Et c’est justement ce que «Gardenia» essaie de montrer, à savoir que dans le monde d’aujourd’hui, il est difficile d’étiqueter les gens, car tout devient de plus en plus vague, de plus en plus flou. Autrement dit, les identités sont modulables, pas faciles à définir ou à saisir.

Qui a tort, qui a raison? Les jeunes ou leurs aînés? Je ne saurais pas vous dire. Tout ce que je sais, c’est que le changement d’identité ne va jamais sans tourments.

Ghania Adamo, swissinfo.ch

Le festival de La Bâtie aura lieu du 3 au 18 septembre 2010 à Genève.

Artistes suisses accueillis à La Bâtie

Théâtre: Massimo Furlan, Stefan Kaegi, Fabrice Gorgerat, Gérard Guillaumat et Isabelle Chladek.
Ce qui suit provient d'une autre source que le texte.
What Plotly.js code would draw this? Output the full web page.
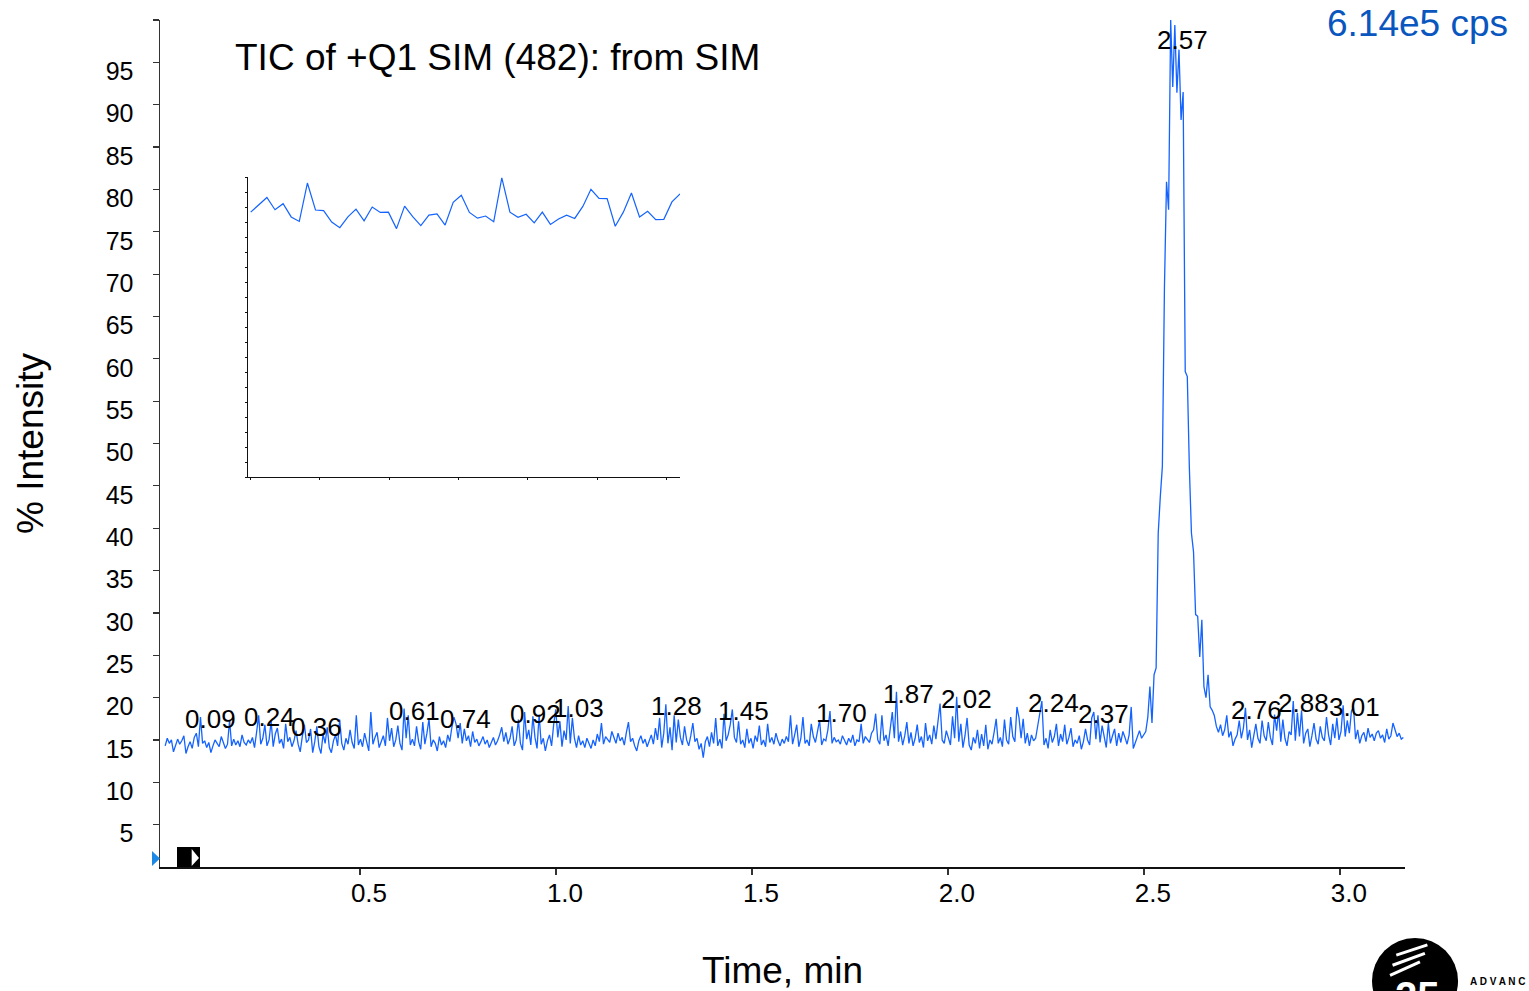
<!DOCTYPE html>
<html>
<head>
<meta charset="utf-8">
<script src="https://cdn.plot.ly/plotly-3.0.1.min.js"></script>
<style>html,body{margin:0;padding:0;background:#fff;}#chart{width:1529px;height:991px;}</style>
</head>
<body>
<div id="chart"></div>
<script>
// ---- Data (% intensity, scans every ~0.0053 min from 0.003 min) ----
const scanStart = 0.003;
const scanInterval = 0.0053;
const intensity = [
14.3,15.2,14.6,15.0,13.6,14.4,15.1,14.5,14.9,15.5,13.4,14.2,14.8,14.0,15.3,15.8,14.2,17.7,14.6,14.9,
14.1,14.7,13.5,14.3,15.0,14.6,14.2,15.4,14.8,14.0,14.5,17.3,14.3,15.1,14.4,14.9,14.2,15.6,14.7,14.4,
15.0,14.6,15.3,14.1,15.9,17.9,14.5,15.2,16.8,14.3,15.0,17.2,14.2,15.7,16.4,14.6,15.1,14.0,16.9,14.8,
15.3,14.2,14.9,16.1,14.5,13.6,15.4,16.8,14.7,15.0,16.3,13.5,14.8,16.6,14.2,13.4,15.7,14.6,16.5,14.1,
13.5,14.9,15.6,14.3,17.4,14.6,13.8,15.2,14.5,16.2,14.7,14.0,17.9,14.4,15.1,14.2,15.8,14.6,13.7,18.3,
14.5,15.3,15.9,14.1,14.8,15.5,14.3,17.6,14.9,16.4,14.2,15.0,16.7,14.6,13.8,18.7,15.2,17.9,14.4,15.1,
14.3,16.6,14.8,13.9,17.1,14.5,15.8,17.5,14.2,15.0,14.6,13.7,15.4,14.4,14.9,14.1,15.6,14.8,16.5,17.7,
16.9,15.2,17.0,14.6,16.3,14.9,15.5,14.2,16.0,14.7,15.1,14.3,14.8,15.4,14.5,15.0,14.1,14.7,15.3,14.4,
14.9,15.6,16.5,14.8,15.9,14.5,15.2,16.6,14.3,15.0,17.4,14.6,13.8,18.3,15.1,16.2,14.4,17.8,15.3,14.0,
18.0,14.5,15.2,13.7,14.9,15.6,14.3,16.8,18.6,15.3,17.2,14.2,16.1,15.0,19.0,14.6,17.6,15.2,14.1,15.5,
14.4,14.9,14.1,15.2,14.6,14.0,15.0,14.3,15.7,14.8,17.0,14.5,15.4,15.1,14.7,16.0,15.2,14.6,15.8,14.9,
15.3,14.4,15.9,17.1,14.8,15.2,14.3,13.7,14.9,15.5,14.6,15.1,14.2,14.8,15.6,14.5,16.4,15.0,17.6,14.1,
15.8,19.2,14.6,16.5,13.8,17.9,14.7,17.4,15.3,14.4,16.6,15.0,14.3,15.5,17.0,14.8,15.2,13.9,14.6,12.9,
14.8,15.4,14.2,15.9,14.6,17.6,14.3,15.1,14.0,18.1,14.9,15.6,16.8,18.6,15.3,14.7,17.2,14.5,15.0,14.1,
16.3,14.6,15.2,14.0,15.5,14.8,16.7,14.4,15.0,14.2,16.9,14.7,15.3,14.5,15.8,14.9,14.3,15.1,14.6,15.4,
14.8,17.9,14.5,15.6,16.8,14.2,15.2,17.7,14.6,15.0,14.3,16.9,15.4,14.7,15.8,17.3,14.4,15.1,14.9,16.2,
18.4,14.6,15.3,14.8,15.0,14.5,15.5,14.9,14.4,15.2,14.7,15.6,14.3,15.0,14.8,16.9,14.6,15.4,15.1,14.7,
15.8,16.2,18.1,15.0,14.5,17.9,14.9,15.6,14.3,16.4,18.3,15.2,20.7,14.8,16.0,14.4,15.5,17.1,14.6,15.9,
14.3,15.2,16.8,14.7,15.4,14.1,17.0,14.9,15.6,14.5,16.7,15.1,17.5,19.3,15.0,14.6,16.1,15.3,14.4,17.8,
15.2,20.1,14.8,16.9,14.1,15.5,17.6,14.4,13.8,15.3,14.6,16.2,14.0,15.7,14.3,16.8,13.9,15.0,14.5,15.9,
17.5,14.6,15.3,14.2,17.4,15.0,14.5,17.7,15.4,14.8,18.9,17.6,15.2,17.5,14.6,15.8,14.3,15.6,14.9,15.2,
16.6,18.2,19.6,14.4,15.2,14.0,16.2,14.7,15.4,16.9,14.3,15.7,14.8,16.8,14.5,15.3,16.4,14.2,15.0,14.6,
15.5,13.9,14.8,16.3,15.0,14.4,17.6,18.3,15.1,17.9,14.7,16.7,15.2,14.1,17.0,14.6,15.5,16.3,14.3,15.8,
14.7,16.0,15.3,14.5,15.6,18.9,14.0,14.8,15.4,16.1,15.2,15.7,
16.0,17.7,21.3,17.0,22.7,23.5,39.4,43.7,47.3,68.4,80.9,77.6,100,92.1,99.4,91.4,96.5,88.2,91.5,58.5,
57.9,47.1,39.4,37.2,29.8,29.6,24.8,29.2,21.3,20.0,22.7,18.9,18.5,17.9,
16.6,15.9,16.8,15.5,16.2,17.9,15.3,16.0,14.3,15.1,15.6,17.3,15.2,16.4,18.8,15.0,16.2,14.1,15.4,16.9,
15.2,14.6,17.3,15.5,14.9,17.1,15.3,14.4,18.0,16.1,18.5,14.8,17.4,15.2,14.3,16.0,15.6,19.6,14.9,18.2,
15.4,18.5,14.6,15.8,16.3,14.2,15.5,17.0,15.1,14.5,16.6,15.3,14.9,17.7,15.6,14.4,16.9,15.2,17.6,15.0,
16.0,19.1,15.4,17.3,15.8,18.4,18.9,15.1,16.2,14.6,15.5,15.9,14.8,16.4,15.3,15.7,14.9,15.8,16.1,15.2,
15.6,14.7,16.3,15.1,15.5,17.0,16.2,15.4,15.8,15.1,15.3
];

// Labelled peak apexes (retention time, min / apex % intensity)
const peakTimes   = [0.09,0.24,0.36,0.61,0.74,0.92,1.03,1.28,1.45,1.70,1.87,2.02,2.24,2.37,2.57,2.76,2.88,3.01];
const peakHeights = [17.7,17.9,16.8,18.7,17.7,18.3,19.0,19.2,18.6,18.4,20.7,20.1,19.6,18.3,100,18.8,19.6,19.1];

// Inset trace (relative intensity, %)
const insetValues = [88.3,90.6,93.2,89.1,91.1,86.7,85.2,98.0,89.0,88.8,85.0,83.1,86.7,89.3,85.4,90.0,88.2,88.3,82.8,90.3,
86.8,83.8,87.3,87.7,84.0,91.6,93.9,88.2,86.3,87.0,85.1,99.7,88.3,86.6,87.6,84.7,88.3,84.2,86.0,87.3,
86.2,90.2,95.9,92.9,92.8,83.6,88.3,94.7,86.7,88.6,85.8,85.9,91.7,94.4];

const xTickVals = [0.5,1.0,1.5,2.0,2.5,3.0];
const yTickVals = [5,10,15,20,25,30,35,40,45,50,55,60,65,70,75,80,85,90,95,100];
const yTickText = ['5','10','15','20','25','30','35','40','45','50','55','60','65','70','75','80','85','90','95',''];

const titleText = 'TIC of +Q1 SIM (482): from SIM';
const maxCpsText = '6.14e5 cps';

// ---- Build chart ----
const FONT = 'Liberation Sans, Arial, Helvetica, sans-serif';
const LINE = '#1463ff';
const times = intensity.map((_, i) => scanStart + i * scanInterval);
const insetX = insetValues.map((_, i) => i);

const traces = [
  {x: times, y: intensity, type: 'scatter', mode: 'lines',
   line: {color: LINE, width: 1.3}, hoverinfo: 'x+y', xaxis: 'x', yaxis: 'y'},
  {x: insetX, y: insetValues, type: 'scatter', mode: 'lines',
   line: {color: LINE, width: 1.2}, hoverinfo: 'y', xaxis: 'x2', yaxis: 'y2'}
];

const annotations = peakTimes.map((t, k) => ({
  x: t, y: Math.min(peakHeights[k], 97.9), xref: 'x', yref: 'y',
  text: t.toFixed(2), showarrow: false, xshift: 11, yshift: -2,
  xanchor: 'center', yanchor: 'middle',
  font: {family: FONT, size: 26, color: '#000'}
}));

annotations.push({
  xref: 'paper', yref: 'paper', x: 0.0586, y: 0.9563, xanchor: 'left', yanchor: 'middle',
  text: titleText, showarrow: false, font: {family: FONT, size: 37, color: '#000'}
});
annotations.push({
  xref: 'paper', yref: 'paper', x: 1.0843, y: 0.9953, xanchor: 'right', yanchor: 'middle',
  text: maxCpsText, showarrow: false, font: {family: FONT, size: 37, color: '#0a56bf'}
});
// logo fragment bottom right
annotations.push({
  xref: 'paper', yref: 'paper', x: 1.0104, y: -0.152, xanchor: 'center', yanchor: 'middle',
  text: '<b>25</b>', showarrow: false, font: {family: FONT, size: 40, color: '#fff'}
});
annotations.push({
  xref: 'paper', yref: 'paper', x: 1.0506, y: -0.135, xanchor: 'left', yanchor: 'middle',
  text: '<b>A D V A N C</b>', showarrow: false, font: {family: FONT, size: 10, color: '#000'}
});

const shapes = [
  // logo circle
  {type: 'circle', xref: 'paper', yref: 'paper', x0: 0.9735, x1: 1.0426, y0: -0.1854, y1: -0.0838,
   fillcolor: '#000', line: {width: 0}, layer: 'above'},
  {type: 'line', xref: 'paper', yref: 'paper', x0: 0.993, y0: -0.104, x1: 1.018, y1: -0.092, line: {color: '#fff', width: 3}},
  {type: 'line', xref: 'paper', yref: 'paper', x0: 0.990, y0: -0.116, x1: 1.016, y1: -0.102, line: {color: '#fff', width: 3}},
  {type: 'line', xref: 'paper', yref: 'paper', x0: 0.988, y0: -0.128, x1: 1.012, y1: -0.112, line: {color: '#fff', width: 3}},
  // cursor markers bottom-left
  {type: 'path', xref: 'paper', yref: 'paper', path: 'M -0.00643 0.01889 L 0 0.01004 L -0.00643 0.00118 Z',
   fillcolor: '#1e88e5', line: {width: 0}},
  {type: 'rect', xref: 'paper', yref: 'paper', x0: 0.01365, x1: 0.03213, y0: 0, y1: 0.02361,
   fillcolor: '#000', line: {width: 0}},
  {type: 'path', xref: 'paper', yref: 'paper', path: 'M 0.02544 0.02125 L 0.03133 0.01063 L 0.02544 0.00118 Z',
   fillcolor: '#fff', line: {width: 0}}
];

const layout = {
  width: 1529, height: 991,
  margin: {l: 160, r: 124, t: 20, b: 124, pad: 0},
  paper_bgcolor: '#fff', plot_bgcolor: '#fff',
  showlegend: false,
  font: {family: FONT, color: '#000'},
  xaxis: {
    range: [-0.0102, 3.166], tickvals: xTickVals, ticktext: xTickVals.map(v => v.toFixed(1)),
    showgrid: false, zeroline: false, showline: true, linecolor: '#111', linewidth: 1.5,
    ticks: 'outside', ticklen: 6, tickcolor: '#333', tickwidth: 1.2,
    tickfont: {family: FONT, size: 26, color: '#000'}, ticklabelshift: 9, ticklabelstandoff: -4,
    title: {text: 'Time, min', font: {family: FONT, size: 37, color: '#000'}, standoff: 53},
    automargin: false, anchor: 'y'
  },
  yaxis: {
    range: [0, 100], tickvals: yTickVals, ticktext: yTickText,
    showgrid: false, zeroline: false, showline: true, linecolor: '#333', linewidth: 1.5,
    ticks: 'outside', ticklen: 6, tickcolor: '#333', tickwidth: 1.2,
    tickfont: {family: FONT, size: 25, color: '#000'}, ticklabelshift: 9, ticklabelstandoff: 14,
    title: {text: '% Intensity', font: {family: FONT, size: 37, color: '#000'}, standoff: 50},
    automargin: false, anchor: 'x'
  },
  xaxis2: {
    domain: [0.0707, 0.4177], anchor: 'y2', range: [-0.33, 53.0],
    tick0: 8.55, dtick: 8.56, showticklabels: false,
    showgrid: false, zeroline: false, showline: true, linecolor: '#111', linewidth: 1,
    ticks: 'outside', ticklen: 2, tickcolor: '#111', tickwidth: 1
  },
  yaxis2: {
    domain: [0.4604, 0.8146], anchor: 'x2', range: [0, 100], dtick: 5, showticklabels: false,
    showgrid: false, zeroline: false, showline: true, linecolor: '#111', linewidth: 1,
    ticks: 'outside', ticklen: 2, tickcolor: '#111', tickwidth: 1
  },
  annotations: annotations,
  shapes: shapes
};

Plotly.newPlot('chart', traces, layout, {displayModeBar: false, staticPlot: true});
</script>
</body>
</html>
Danse: Foofwa D’Immobilité, Guilherme Botelho, Nicole Seiler.

Musique: Hell’s Kitchen, Andreas Ryser et Daniel Jakob, Fiona Daniel, Heike Fiedler, The Young Gods.

Spectacles africains recommandés

«Woyzeck on the Highvel », de William Kentridge, 3 et 4 septembre, Comédie de Genève.

«More more more… future», de Faustin Linyekula, 11 et 12 septembre, Casino Théâtre.

«Chandelier» de Steven Cohen, 17 et 18 septembre, Théâtre du Grütli.

Spectacles d’Alain Platel

«Gardenia», 8 et 9 septembre, Forum Meyrin

«Out of Context – for Pina», 13 et 14 septembre, Esplanade du lac, Divonne-les-Bains (France voisine)

«Passion –Last stop Kinshasa», film documentaire basé sur la pièce « Pitié ! », 11 et 12 septembre, Saint-Gervais.

Né en 1956, à Gand (Belgique).

Metteur en scène et chorégraphe, orthopédagogue de formation.

En 1984, il crée la compagnie Les Ballets C de la B, une troupe qui va acquérir très vite une renommée internationale.
Dans les années 1990, « Bonjour Madame », La Tristeza Complice » et « Lets op Bach », le portent sur le devant de la scène.

Il est alors invité dans le monde entier.

A la Bâtie, il présente, en 1996, «Moeder en kind» et en 1997, «Bernadetje».

Il y revient cette année comme invité spécial.